The student will be mature and “perfect”: some host families lose sight of the fact that their student is a teenager. Some students will be very mature, but the majority will be no more mature than Indians of the same age. Indian teenagers are not perfect, so why should we expect exchange students to be so? The student will come to you with his or her own strengths and weaknesses, just like your own children or other teens have.
The student will fit into our household right away: it is a beautiful thought and occasionally it happens! More likely, however, there will be a period of adjustment when you are teaching your students what it is like to live as an Indian while you are also learning how everyday life in India differs from that in your student’s country. Though many students really are committed to living completely and enthusiastically like Indians, it is not easy for them to do so. You can and will be helping the student along these lines during the entire stay with you. Remember that both of you have pre – existing routines which will likely have to be adjusted.

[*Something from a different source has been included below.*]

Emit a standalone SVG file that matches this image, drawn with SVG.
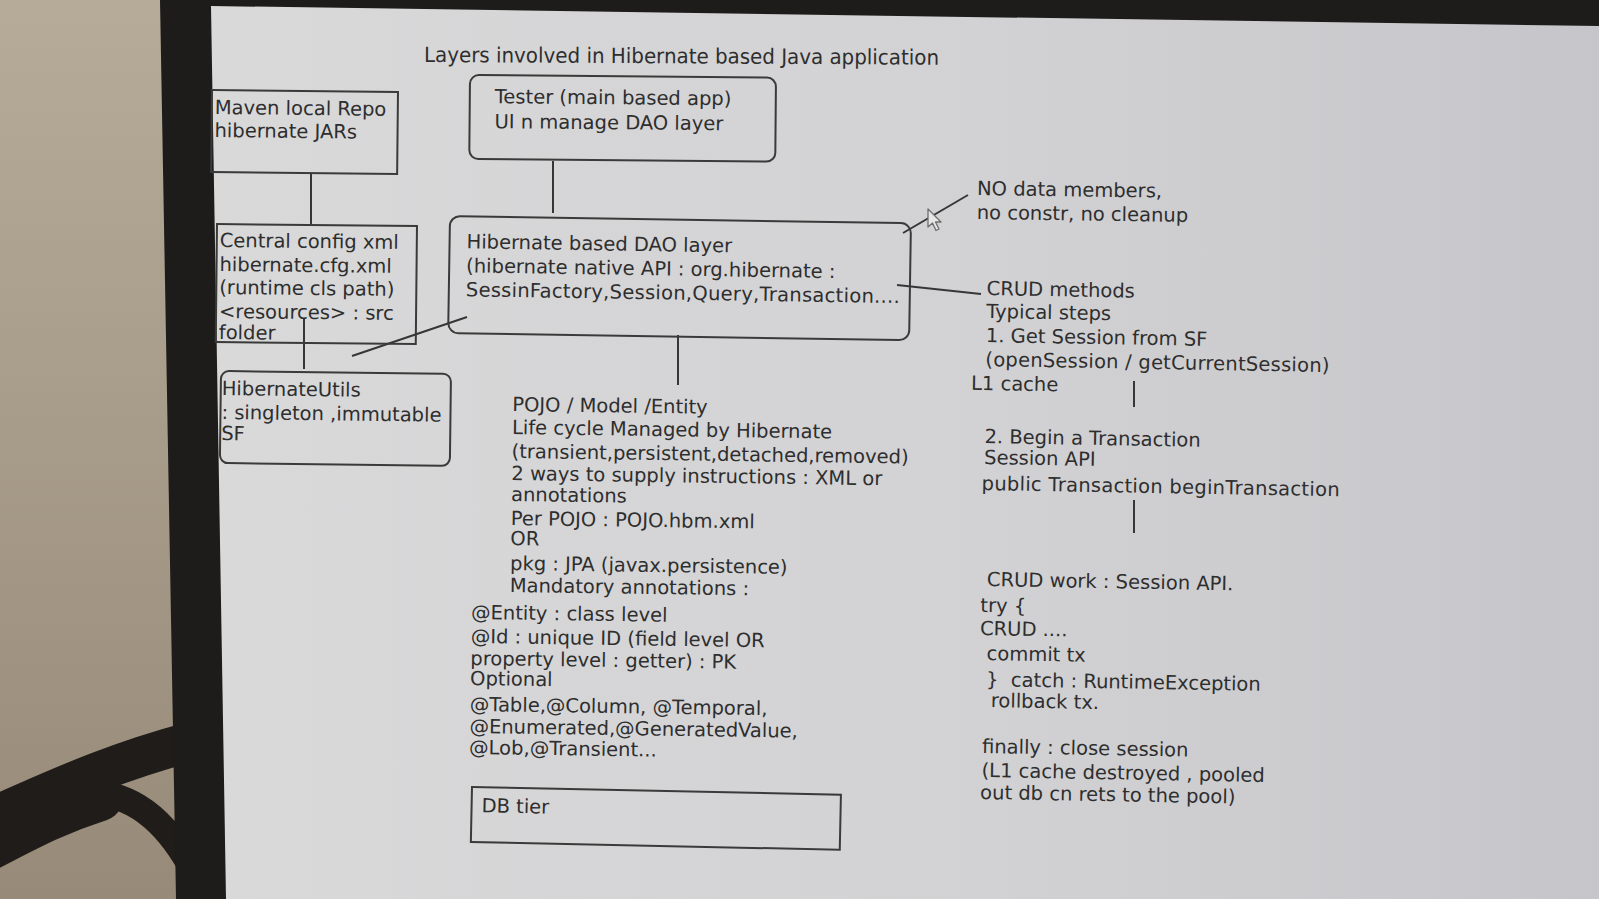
<svg xmlns="http://www.w3.org/2000/svg" width="1599" height="899" viewBox="0 0 1599 899">
<defs>
  <linearGradient id="wall" x1="0" y1="0" x2="0" y2="1">
    <stop offset="0" stop-color="#b6ab99"/>
    <stop offset="1" stop-color="#978a78"/>
  </linearGradient>
  <linearGradient id="scr" x1="0" y1="0" x2="1" y2="0">
    <stop offset="0" stop-color="#d9d9da"/>
    <stop offset="0.55" stop-color="#d2d2d4"/>
    <stop offset="1" stop-color="#c6c6ca"/>
  </linearGradient>
</defs>
<style>
  text{font-family:"DejaVu Sans",Verdana,sans-serif;font-size:19.5px;fill:#2e2e2e}
  .title{font-stretch:condensed;font-size:21px}
  .box{fill:none;stroke:#3a3a3a;stroke-width:2}
  .ln{stroke:#363636;stroke-width:2;fill:none}
  .cable{fill:none;stroke:#1f1c1a;stroke-linecap:round}
  .pre{white-space:pre}
</style>

<g id="scene">
  <rect width="1599" height="899" fill="url(#wall)"/>
  <path class="cable" d="M -20 822 C 40 797, 100 766, 190 742" stroke-width="40"/>
  <path class="cable" d="M 70 795 C 120 785, 160 812, 190 865" stroke-width="26"/>
  <path class="cable" d="M -20 852 C 20 832, 50 814, 100 798" stroke-width="46"/>
  <polygon points="160,0 1599,0 1599,899 176,899" fill="#1d1c1b"/>
  <polygon points="211,6 1599,26 1599,899 226,899" fill="url(#scr)"/>
</g>

<text id="title" class="title" x="424" y="62" textLength="515" lengthAdjust="spacingAndGlyphs" transform="rotate(0.3 424 62)">Layers involved in Hibernate based Java application</text>

<g id="connectors">
  <path class="ln" d="M 311 173 V 224"/>
  <path class="ln" d="M 553 161 V 213"/>
  <path class="ln" d="M 304 318 V 369"/>
  <path class="ln" d="M 352 356 L 467 317"/>
  <path class="ln" d="M 678 335 V 385"/>
  <path class="ln" d="M 903 233 L 968 195"/>
  <path class="ln" d="M 897 285 L 981 294"/>
  <path class="ln" d="M 1134 381 V 407"/>
  <path class="ln" d="M 1134 500 V 533"/>
</g>

<g id="maven" transform="rotate(0.6 212 90)">
  <rect class="box" x="212" y="90" width="186" height="82"/>
  <text x="215" y="114">Maven local Repo</text>
  <text x="215" y="137">hibernate JARs</text>
</g>

<g id="tester" transform="rotate(0.5 470 75)">
  <rect class="box" x="470" y="75" width="306" height="84" rx="9"/>
  <text x="495" y="103">Tester (main based app)</text>
  <text x="495" y="128">UI n manage DAO layer</text>
</g>

<g id="config" transform="rotate(0.6 217 224)">
  <rect class="box" x="217" y="224" width="200" height="118"/>
  <text x="220" y="247">Central config xml</text>
  <text x="220" y="271">hibernate.cfg.xml</text>
  <text x="220" y="294">(runtime cls path)</text>
  <text x="220" y="318">&lt;resources&gt; : src</text>
  <text x="220" y="339">folder</text>
</g>

<g id="hibernateutils" transform="rotate(0.7 221 371)">
  <rect class="box" x="221" y="371" width="230" height="92" rx="8"/>
  <text x="222" y="395">HibernateUtils</text>
  <text x="222" y="419">: singleton ,immutable</text>
  <text x="222" y="440">SF</text>
</g>

<g id="dao" transform="rotate(0.9 450 216)">
  <rect class="box" x="450" y="216" width="461" height="117" rx="10"/>
  <text x="467" y="248">Hibernate based DAO layer</text>
  <text x="467" y="272">(hibernate native API : org.hibernate :</text>
  <text x="467" y="296" textLength="434" lengthAdjust="spacing">SessinFactory,Session,Query,Transaction....</text>
</g>

<g id="pojo" transform="rotate(0.8 511 500)">
  <text x="511" y="411">POJO / Model /Entity</text>
  <text x="511" y="434">Life cycle Managed by Hibernate</text>
  <text x="511" y="458">(transient,persistent,detached,removed)</text>
  <text x="511" y="480">2 ways to supply instructions : XML or</text>
  <text x="511" y="501">annotations</text>
  <text x="511" y="525">Per POJO : POJO.hbm.xml</text>
  <text x="511" y="545">OR</text>
  <text x="511" y="570">pkg : JPA (javax.persistence)</text>
  <text x="511" y="592">Mandatory annotations :</text>
</g>

<g id="annotations" transform="rotate(0.8 470 690)">
  <text x="470" y="619">@Entity : class level</text>
  <text x="470" y="643">@Id : unique ID (field level OR</text>
  <text x="470" y="665">property level : getter) : PK</text>
  <text x="470" y="685">Optional</text>
  <text x="470" y="711">@Table,@Column, @Temporal,</text>
  <text x="470" y="733">@Enumerated,@GeneratedValue,</text>
  <text x="470" y="754">@Lob,@Transient...</text>
</g>

<g id="dbtier" transform="rotate(1.2 472 787)">
  <rect class="box" x="472" y="787" width="369" height="55"/>
  <text x="482" y="812">DB tier</text>
</g>

<g id="nodata" transform="rotate(0.8 977 196)">
  <text x="977" y="195">NO data members,</text>
  <text x="977" y="219">no constr, no cleanup</text>
</g>

<g id="cursor" transform="translate(928 209)">
  <polygon points="0,0 0,18 4.5,14 8,21.5 11,20 7.5,13 13,13" fill="#e6e6e6" stroke="#6e6e6e" stroke-width="1.3" stroke-linejoin="round"/>
</g>

<g id="crudsteps" transform="rotate(1 986 330)">
  <text x="986" y="295">CRUD methods</text>
  <text x="986" y="318">Typical steps</text>
  <text x="986" y="342">1. Get Session from SF</text>
  <text x="986" y="366" textLength="344" lengthAdjust="spacing">(openSession / getCurrentSession)</text>
  <text x="972" y="390">L1 cache</text>
</g>

<g id="step2" transform="rotate(1 984 465)">
  <text x="984" y="443">2. Begin a Transaction</text>
  <text x="984" y="464">Session API</text>
  <text x="982" y="490" textLength="358" lengthAdjust="spacing">public Transaction beginTransaction</text>
</g>

<g id="crudwork" transform="rotate(1 985 690)">
  <text x="985" y="586">CRUD work : Session API.</text>
  <text x="979" y="612">try {</text>
  <text x="979" y="635">CRUD ....</text>
  <text x="986" y="660">commit tx</text>
  <text class="pre" x="986" y="686">}  catch : RuntimeException</text>
  <text x="991" y="707">rollback tx.</text>
  <text x="983" y="753">finally : close session</text>
  <text x="983" y="777">(L1 cache destroyed , pooled</text>
  <text x="982" y="799">out db cn rets to the pool)</text>
</g>
</svg>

The student will become our children’s best friend: whether or not this expectation turns out to be true for your family will depend on many things, including the ages of your children and the age of the student, whether there are feelings of friendship or rivalry between the children and the student, the student’s cultural norms, and their personality. Being best friends with your children is not necessary for the experience to be a growing and learning one for everyone.
The student will speak fluent English: English language abilities vary depending on the type of language teaching and standards in various countries. It may be that your student has studied English but does not speak or understand it very well. You may learn the great value of nonverbal communication or what is often called “ body language ” – facial expressions and gestures – if your student’s spoken English is weak when he or she first comes to stay with you. Be creative! With a little effort by both parties, you soon will be able to communicate effectively.
The experience will be a “rose garden”: More than one host family has told YFU that the experience of hosting an exchange student was much tougher than they expected, but was nonetheless worthwhile. Usually, the learning situations that mean more to us in the long run are those that have had their difficult parts. At the end, most families feel that having a student was a very positive learning experience, even though it was not always a rose garden or the roses had a few thorns.
Trying to set realistic expectations is not easy. You and your family are looking forward to a great adventure, as is your student. One purpose of this handbook is to give you ideas on how to prepare your family for your student’s stay.